The task
Reproduce the data exactly and drop any pictures it holds.

Supplied data
begin

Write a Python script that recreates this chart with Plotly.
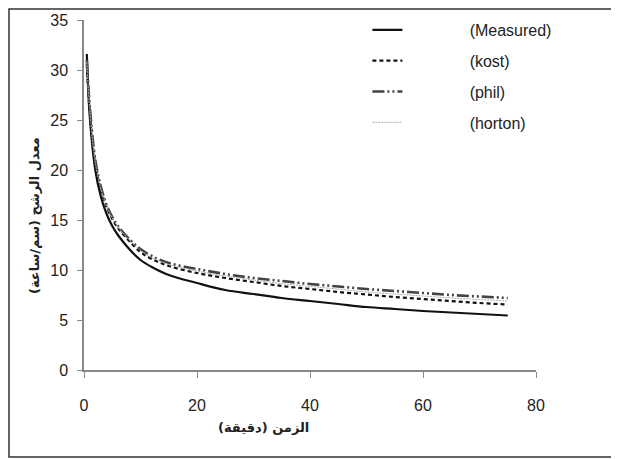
import plotly.graph_objects as go

# time (minutes)
t = [0.5, 1, 2, 3, 4, 5, 6, 8, 10, 12, 15, 20, 25, 30, 35, 40, 45, 50, 55, 60, 65, 70, 75]
measured = [31.6, 25.5, 20.0, 17.3, 15.6, 14.4, 13.5, 12.1, 11.0, 10.3, 9.5, 8.7, 8.0, 7.6, 7.2, 6.9, 6.6, 6.3, 6.1, 5.9, 5.75, 5.6, 5.45]
kost = [30.5, 26.0, 20.6, 18.0, 16.3, 15.1, 14.2, 12.9, 11.8, 11.1, 10.4, 9.7, 9.2, 8.8, 8.4, 8.1, 7.8, 7.55, 7.3, 7.1, 6.9, 6.7, 6.55]
phil = [31.0, 26.5, 21.0, 18.3, 16.5, 15.3, 14.4, 13.1, 12.1, 11.4, 10.7, 10.1, 9.6, 9.2, 8.9, 8.6, 8.35, 8.1, 7.9, 7.7, 7.5, 7.35, 7.2]
horton = [30.8, 26.2, 20.8, 18.1, 16.4, 15.2, 14.3, 13.0, 11.95, 11.25, 10.55, 9.9, 9.4, 9.0, 8.65, 8.35, 8.1, 7.8, 7.6, 7.4, 7.2, 7.05, 6.9]

names = ["(Measured)", "(kost)", "(phil)", "(horton)"]
x_ticks = [0, 20, 40, 60, 80]
y_ticks = [0, 5, 10, 15, 20, 25, 30, 35]
x_title = "الزمن (دقيقة)"
y_title = "معدل الرشح (سم/ساعة)"

pad = "\u00a0" * 14
styles = [
    dict(color="#111111", width=2.2, dash="solid"),
    dict(color="#111111", width=2.2, dash="4px,3px"),
    dict(color="#444444", width=2.6, dash="12px,3px,2px,3px,2px,3px"),
    dict(color="#aaaaaa", width=1, dash="2px,1px"),
]
series = [measured, kost, phil, horton]

fig = go.Figure()
for i, (nm, ys, st) in enumerate(zip(names, series, styles)):
    fig.add_trace(go.Scatter(x=t, y=ys, mode="lines", name=pad + nm,
                             line=dict(shape="spline", **st), legendgroup=str(i)))

L, T = 76, 12
fig.update_layout(
    width=619, height=459,
    margin=dict(l=L, r=619 - L - 452, t=T, b=459 - T - 350, autoexpand=False),
    paper_bgcolor="white", plot_bgcolor="white",
    font=dict(family="Liberation Sans", size=16, color="#222222"),
    showlegend=True,
    legend=dict(x=0.627, y=1.02, xanchor="left", yanchor="top",
                bgcolor="rgba(0,0,0,0)", tracegroupgap=7,
                font=dict(size=16, color="#222222")),
    xaxis=dict(range=[0, 80], tickvals=x_ticks, showgrid=False, zeroline=False,
               showline=True, linecolor="#888888", linewidth=1.5,
               ticks="outside", ticklen=6, tickcolor="#888888",
               ticklabelstandoff=14),
    yaxis=dict(range=[0, 35], tickvals=y_ticks, showgrid=False, zeroline=False,
               showline=True, linecolor="#888888", linewidth=1.5,
               ticks="outside", ticklen=5, tickcolor="#888888",
               ticklabelstandoff=6),
    shapes=[dict(type="rect", xref="paper", yref="paper",
                 x0=(1 - L) / 452, x1=1.2, y0=(350 + T - 449) / 350, y1=(350 + T - 1) / 350,
                 line=dict(color="#333333", width=1.5))],
    annotations=[
        dict(text=x_title, xref="paper", yref="paper", x=(255 - L) / 452, y=(350 + T - 419) / 350,
             xanchor="center", yanchor="middle",
             showarrow=False, font=dict(family="DejaVu Sans", size=13, weight="bold", color="#222222")),
        dict(text=y_title, xref="paper", yref="paper", x=(26 - L) / 452, y=(350 + T - 208) / 350,
             xanchor="center", yanchor="middle",
             showarrow=False, textangle=-90, font=dict(family="DejaVu Sans", size=13, weight="bold", color="#222222")),
    ],
)

fig.write_html("out.html")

end

Written answer
Write a Python script that recreates this chart with Plotly.
import plotly.graph_objects as go

# time (minutes)
t = [0.5, 1, 2, 3, 4, 5, 6, 8, 10, 12, 15, 20, 25, 30, 35, 40, 45, 50, 55, 60, 65, 70, 75]
measured = [31.6, 25.5, 20.0, 17.3, 15.6, 14.4, 13.5, 12.1, 11.0, 10.3, 9.5, 8.7, 8.0, 7.6, 7.2, 6.9, 6.6, 6.3, 6.1, 5.9, 5.75, 5.6, 5.45]
kost = [30.5, 26.0, 20.6, 18.0, 16.3, 15.1, 14.2, 12.9, 11.8, 11.1, 10.4, 9.7, 9.2, 8.8, 8.4, 8.1, 7.8, 7.55, 7.3, 7.1, 6.9, 6.7, 6.55]
phil = [31.0, 26.5, 21.0, 18.3, 16.5, 15.3, 14.4, 13.1, 12.1, 11.4, 10.7, 10.1, 9.6, 9.2, 8.9, 8.6, 8.35, 8.1, 7.9, 7.7, 7.5, 7.35, 7.2]
horton = [30.8, 26.2, 20.8, 18.1, 16.4, 15.2, 14.3, 13.0, 11.95, 11.25, 10.55, 9.9, 9.4, 9.0, 8.65, 8.35, 8.1, 7.8, 7.6, 7.4, 7.2, 7.05, 6.9]

names = ["(Measured)", "(kost)", "(phil)", "(horton)"]
x_ticks = [0, 20, 40, 60, 80]
y_ticks = [0, 5, 10, 15, 20, 25, 30, 35]
x_title = "الزمن (دقيقة)"
y_title = "معدل الرشح (سم/ساعة)"

pad = "\u00a0" * 14
styles = [
    dict(color="#111111", width=2.2, dash="solid"),
    dict(color="#111111", width=2.2, dash="4px,3px"),
    dict(color="#444444", width=2.6, dash="12px,3px,2px,3px,2px,3px"),
    dict(color="#aaaaaa", width=1, dash="2px,1px"),
]
series = [measured, kost, phil, horton]

fig = go.Figure()
for i, (nm, ys, st) in enumerate(zip(names, series, styles)):
    fig.add_trace(go.Scatter(x=t, y=ys, mode="lines", name=pad + nm,
                             line=dict(shape="spline", **st), legendgroup=str(i)))

L, T = 76, 12
fig.update_layout(
    width=619, height=459,
    margin=dict(l=L, r=619 - L - 452, t=T, b=459 - T - 350, autoexpand=False),
    paper_bgcolor="white", plot_bgcolor="white",
    font=dict(family="Liberation Sans", size=16, color="#222222"),
    showlegend=True,
    legend=dict(x=0.627, y=1.02, xanchor="left", yanchor="top",
                bgcolor="rgba(0,0,0,0)", tracegroupgap=7,
                font=dict(size=16, color="#222222")),
    xaxis=dict(range=[0, 80], tickvals=x_ticks, showgrid=False, zeroline=False,
               showline=True, linecolor="#888888", linewidth=1.5,
               ticks="outside", ticklen=6, tickcolor="#888888",
               ticklabelstandoff=14),
    yaxis=dict(range=[0, 35], tickvals=y_ticks, showgrid=False, zeroline=False,
               showline=True, linecolor="#888888", linewidth=1.5,
               ticks="outside", ticklen=5, tickcolor="#888888",
               ticklabelstandoff=6),
    shapes=[dict(type="rect", xref="paper", yref="paper",
                 x0=(1 - L) / 452, x1=1.2, y0=(350 + T - 449) / 350, y1=(350 + T - 1) / 350,
                 line=dict(color="#333333", width=1.5))],
    annotations=[
        dict(text=x_title, xref="paper", yref="paper", x=(255 - L) / 452, y=(350 + T - 419) / 350,
             xanchor="center", yanchor="middle",
             showarrow=False, font=dict(family="DejaVu Sans", size=13, weight="bold", color="#222222")),
        dict(text=y_title, xref="paper", yref="paper", x=(26 - L) / 452, y=(350 + T - 208) / 350,
             xanchor="center", yanchor="middle",
             showarrow=False, textangle=-90, font=dict(family="DejaVu Sans", size=13, weight="bold", color="#222222")),
    ],
)

fig.write_html("out.html")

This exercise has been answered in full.